What you might try is a 2 frame nuc with solid division boards between "colonies". Then a queen excluder on the top of that box with honey stores overhead that they all could pull from. (haven't tried this. just an idea)


----------



## beepro (Dec 31, 2012)

These are the late mated queens after the summer.
If I can keep them alive then in the early Spring time I
can make expansion faster than waiting for the new Spring queen. If
there is a dead queen over the winter then these queens become
invaluable. Do you see the value of these queens, aunt betty?
We don't have much of a winter here in the last 4 years. But the
El Nino could possibly change this setting to lots of rains this
winter. So with a mild winter we can raise bees all year long, practically
by feeding them. Our mild winter only lasted 4 months if everything goes accordingly.
Because of your one idea, it triggers mine too. Here is what I had tried without
any good result so far. I have 2 queens divided by a solid board with each side having 4 to 5 franes of bees on the same open entrance. Found out that the bees prefer the stronger laying queen than the weaker one. So they went into the other side leaving the weaker queen with less bees. This idea does not work out that well.
My next try is to use your idea of placing a #8 wire window screen over the bottom box and have separate opposite entrance for the top and bottom hive box. So the entrance is in opposite direction and each hive box will house one queen, one on top and the other at the bottom. Maybe this time the bees will not drift over to the other side with the stronger queen. The window screen will allow the heat to be share too. The secret I think is the opposite entrance to avoid the drift. What do you think?


----------



## RayMarler (Jun 18, 2008)

3x3 queen castles with individual entrances and a feeder shim on top that has 1/8 hardware cloth on the bottom of it with a mountain camp sugar brick in it. Make sure the hardware cloth seals tight at the castle dividers, perhaps make the feeder shim a 3 compartment shim just to be sure the divisions meet at the castle divisions so you are sure there will be no queen cross-over. If the hardware cloth is stretched tight and smooth, it should seal at the castle divisions enough that you can use just the single large compartment feeder shim with sugar brick in it; The workers can share the feed, so long as queens can't cross over the castle divisions.


----------



## beepro (Dec 31, 2012)

Thanks, Ray. 
I know what to do now. Time to put back
that 3-way divided mating nuc. Only this time is with 
a #8 window wire divider screen between them. Very clever idea!


----------



## beepro (Dec 31, 2012)

Here is what I did tonight.
Put a queen excluder over the hive box to make a top entrance for
the stronger nuc hive. Then closed off the bottom entrance so that
all the foragers will go into the weaker nuc hive on the other side where
another laying queen is at.
So the entrances are facing the same direction in a diagonal at 
different height level. Inside the hive has a dish drying cloth over the top bars to
separate the frame of bees and a 1" chewy red foam as the hive divider. Each divided section
has 4 frame of healthy bees and a laying queen. You think this will work?
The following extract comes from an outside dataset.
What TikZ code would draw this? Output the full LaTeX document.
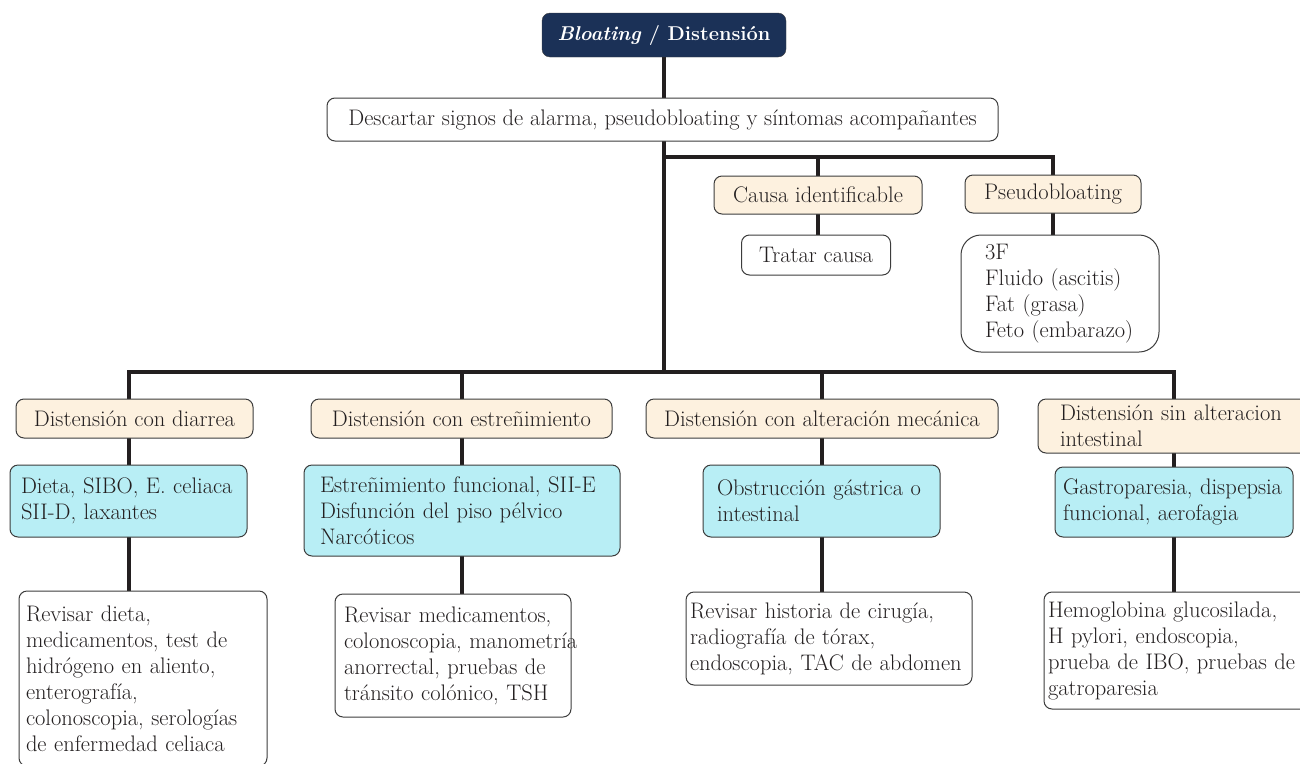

Upper and lower entrances:


----------



## RayMarler (Jun 18, 2008)

So Beepro, did it work?


----------



## beepro (Dec 31, 2012)

Yes, it did work just like a 2 queen hive set up.
I later modified this set up to use the 1/2" screened in the middle
foam divider board. They can still share the heat during this cold winter.
My strategy is to condense and expand based on the hive population at
any one time. All are wintering well now. With the shared heat they are
gradually expanding their brood nest now. All young after the solstice queens
are laying and started to brood up now. At full expansion phase on the flow I
will removed one queen to form a new nuc hive. Then do some grafting to make
many more new queens to replaced the old ones. The production hives will have all 
young laying queens and all the old queens will go into nucs eventually. Everything corresponding
to their expansion and contraction phase. Oh, these queens are only 4 months old now.


----------